===== Data lines

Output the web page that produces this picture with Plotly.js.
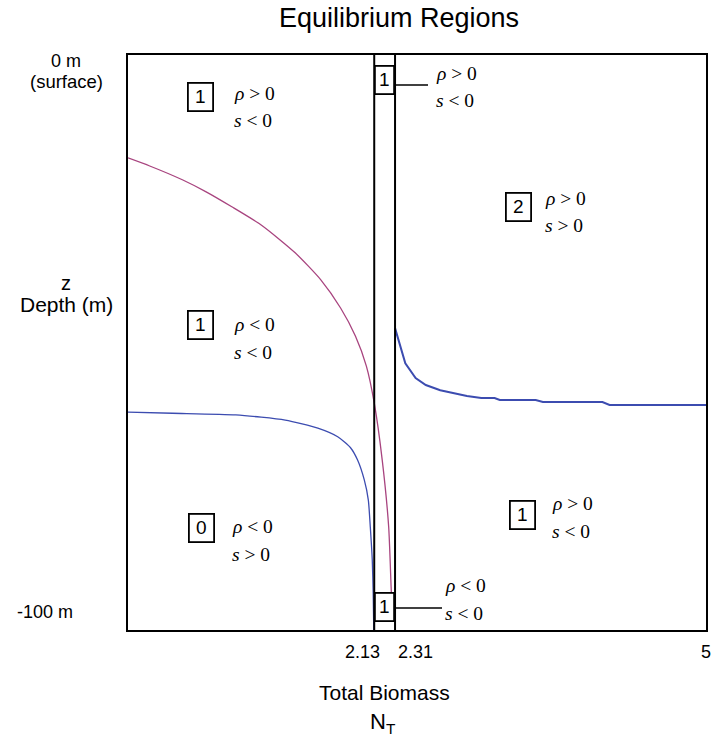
<!DOCTYPE html>
<html>
<head>
<meta charset="utf-8">
<script src="https://cdn.plot.ly/plotly-3.0.1.min.js"></script>
<style>html,body{margin:0;padding:0;background:#fff;}#chart{width:712px;height:740px;}</style>
</head>
<body>
<div id="chart"></div>
<script>
// ---- data ----
const boundaryNT = [2.13, 2.31];
const xTickVals = [2.13, 2.31, 5];
const xTickText = ['2.13', '2.31', '5'];

// magenta curve (rho = 0)
const magentaX = [0, 0.188, 0.47, 0.676, 0.898, 1.155, 1.446, 1.668, 1.839, 1.968, 2.062, 2.13, 2.199, 2.255, 2.276, 2.289];
const magentaY = [-17.9, -19.3, -21.7, -23.8, -26.4, -29.6, -34.4, -39.1, -44.0, -48.9, -54.1, -60.5, -70.4, -82.1, -92.5, -98.6];

// blue curve (s = 0), left branch
const blueLeftX = [0, 0.385, 0.932, 1.36, 1.642, 1.814, 1.925, 1.985, 2.044, 2.079, 2.096, 2.113, 2.121, 2.126];
const blueLeftY = [-62.1, -62.3, -62.6, -63.5, -64.9, -66.4, -68.3, -70.4, -73.9, -77.4, -82.1, -87.8, -93.6, -100];

// blue curve (s = 0), right branch
const blueRightX = [2.31, 2.346, 2.399, 2.488, 2.576, 2.701, 2.816, 2.932, 3.056, 3.171, 3.216, 3.527, 3.589, 4.104, 4.166, 5.0];
const blueRightY = [-47.5, -50.1, -53.6, -56.2, -57.4, -58.3, -58.8, -59.3, -59.65, -59.65, -60.0, -60.0, -60.35, -60.35, -60.87, -60.87];

// region labels
const regionNumbers = ['1', '1', '2', '1', '0', '1', '1'];
const regionRho = ['&gt; 0', '&gt; 0', '&gt; 0', '&lt; 0', '&lt; 0', '&gt; 0', '&lt; 0'];
const regionS = ['&lt; 0', '&lt; 0', '&gt; 0', '&lt; 0', '&gt; 0', '&lt; 0', '&lt; 0'];

// ---- placement helpers (pixel -> axis units for label placement only) ----
const L = 128, R = 6, T = 55, B = 110, W = 712, H = 740;
const PW = W - L - R, PH = H - T - B;
const X = p => (p - L) / PW * 5;
const Y = p => -(p - T) / PH * 100;
const midNT = (boundaryNT[0] + boundaryNT[1]) / 2;

// box centre x, box centre y, text left x, rho y, s y  (pixels)
const regionPos = [
  [200, 97, 232, 93, 120],
  [null, 80, 434, 73, 100],
  [518, 207, 543, 198, 225],
  [200, 325, 232, 324, 352],
  [201, 528, 230, 526, 554],
  [522, 515, 550, 503, 531],
  [null, 607, 443, 585, 613]
];

const serif = 'Liberation Serif, Times New Roman, serif';
const sans = 'Liberation Sans, Arial, Helvetica, sans-serif';

const annotations = [];
regionNumbers.forEach((n, i) => {
  const p = regionPos[i];
  const mid = p[0] === null;
  annotations.push({
    x: mid ? midNT : X(p[0]), y: Y(p[1]), xref: 'x', yref: 'y',
    text: n, showarrow: false, xanchor: 'center', yanchor: 'middle',
    font: {family: sans, size: 19, color: '#000'},
    bordercolor: '#000', borderwidth: 1.8, borderpad: 1,
    bgcolor: '#fff', width: mid ? 15 : 21, height: 24
  });
  annotations.push({
    x: X(p[2]), y: Y(p[3]), xref: 'x', yref: 'y',
    text: '<i>ρ</i> ' + regionRho[i], showarrow: false, xanchor: 'left', yanchor: 'middle',
    font: {family: serif, size: 19.5, color: '#000'}
  });
  annotations.push({
    x: X(p[2]), y: Y(p[4]), xref: 'x', yref: 'y',
    text: '<i>s</i> ' + regionS[i], showarrow: false, xanchor: 'left', yanchor: 'middle',
    font: {family: serif, size: 19.5, color: '#000'}
  });
});

// x tick labels
const tickShift = [-12, 20, 0];
xTickVals.forEach((v, i) => {
  annotations.push({
    x: v, y: 0, xref: 'x', yref: 'paper', yanchor: 'top', xanchor: 'center',
    yshift: -10, xshift: tickShift[i], text: xTickText[i], showarrow: false,
    font: {family: sans, size: 18, color: '#000'}
  });
});

// y side labels and axis title
const yLab = (text, cx, cy, size) => annotations.push({
  x: (cx - L) / PW, y: (H - B - cy) / PH, xref: 'paper', yref: 'paper',
  xanchor: 'center', yanchor: 'middle', text: text, showarrow: false,
  font: {family: sans, size: size, color: '#000'}
});
yLab('0 m', 66, 61, 18);
yLab('(surface)', 66, 81, 18.5);
yLab('-100 m', 45, 612, 18);
yLab('z', 66, 283, 20);
yLab('Depth (m)', 66, 304, 21);
yLab('Total Biomass', 384, 692, 21);
yLab('N<sub>T</sub>', 383, 723, 22);

const shapes = boundaryNT.map(v => ({
  type: 'line', xref: 'x', yref: 'y', x0: v, x1: v, y0: -100, y1: 0,
  line: {color: '#000', width: 2}
}));
// leader lines from the narrow-band boxes
shapes.push({type: 'line', xref: 'x', yref: 'y', x0: boundaryNT[1], x1: X(428), y0: Y(85), y1: Y(85), line: {color: '#000', width: 1.4}});
shapes.push({type: 'line', xref: 'x', yref: 'y', x0: boundaryNT[1], x1: X(442), y0: Y(608), y1: Y(608), line: {color: '#000', width: 1.4}});

const traces = [
  {x: magentaX, y: magentaY, mode: 'lines', line: {color: '#a8447f', width: 1.3, shape: 'spline', smoothing: 0.6}, hoverinfo: 'skip'},
  {x: blueLeftX, y: blueLeftY, mode: 'lines', line: {color: '#3c4cb0', width: 1.3, shape: 'spline', smoothing: 0.6}, hoverinfo: 'skip'},
  {x: blueRightX, y: blueRightY, mode: 'lines', line: {color: '#3c4cb0', width: 2}, hoverinfo: 'skip'}
];

const layout = {
  width: W, height: H,
  margin: {l: L, r: R, t: T, b: B, pad: 0},
  paper_bgcolor: '#fff', plot_bgcolor: '#fff',
  showlegend: false,
  title: {text: 'Equilibrium Regions', x: 399 / W, xref: 'container', xanchor: 'center',
          y: 1 - 18 / H, yref: 'container', yanchor: 'middle',
          font: {family: sans, size: 27, color: '#000'}},
  xaxis: {range: [0, 5], showgrid: false, zeroline: false, showline: true, mirror: true,
          linecolor: '#000', linewidth: 2, tickvals: xTickVals, ticktext: xTickText,
          showticklabels: false, ticks: '', fixedrange: true},
  yaxis: {range: [-100, 0], showgrid: false, zeroline: false, showline: true, mirror: true,
          linecolor: '#000', linewidth: 2, showticklabels: false, ticks: '', fixedrange: true},
  shapes: shapes,
  annotations: annotations
};

Plotly.newPlot('chart', traces, layout, {displayModeBar: false, staticPlot: true});
</script>
</body>
</html>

==========

- [Objective]: Skip the pictures and restate exactly the lines from the beginning of the listing to the line with "-87.8, -93.6, -100];", that line included.

- [Correct answer]:
Output the web page that produces this picture with Plotly.js.
<!DOCTYPE html>
<html>
<head>
<meta charset="utf-8">
<script src="https://cdn.plot.ly/plotly-3.0.1.min.js"></script>
<style>html,body{margin:0;padding:0;background:#fff;}#chart{width:712px;height:740px;}</style>
</head>
<body>
<div id="chart"></div>
<script>
// ---- data ----
const boundaryNT = [2.13, 2.31];
const xTickVals = [2.13, 2.31, 5];
const xTickText = ['2.13', '2.31', '5'];

// magenta curve (rho = 0)
const magentaX = [0, 0.188, 0.47, 0.676, 0.898, 1.155, 1.446, 1.668, 1.839, 1.968, 2.062, 2.13, 2.199, 2.255, 2.276, 2.289];
const magentaY = [-17.9, -19.3, -21.7, -23.8, -26.4, -29.6, -34.4, -39.1, -44.0, -48.9, -54.1, -60.5, -70.4, -82.1, -92.5, -98.6];

// blue curve (s = 0), left branch
const blueLeftX = [0, 0.385, 0.932, 1.36, 1.642, 1.814, 1.925, 1.985, 2.044, 2.079, 2.096, 2.113, 2.121, 2.126];
const blueLeftY = [-62.1, -62.3, -62.6, -63.5, -64.9, -66.4, -68.3, -70.4, -73.9, -77.4, -82.1, -87.8, -93.6, -100];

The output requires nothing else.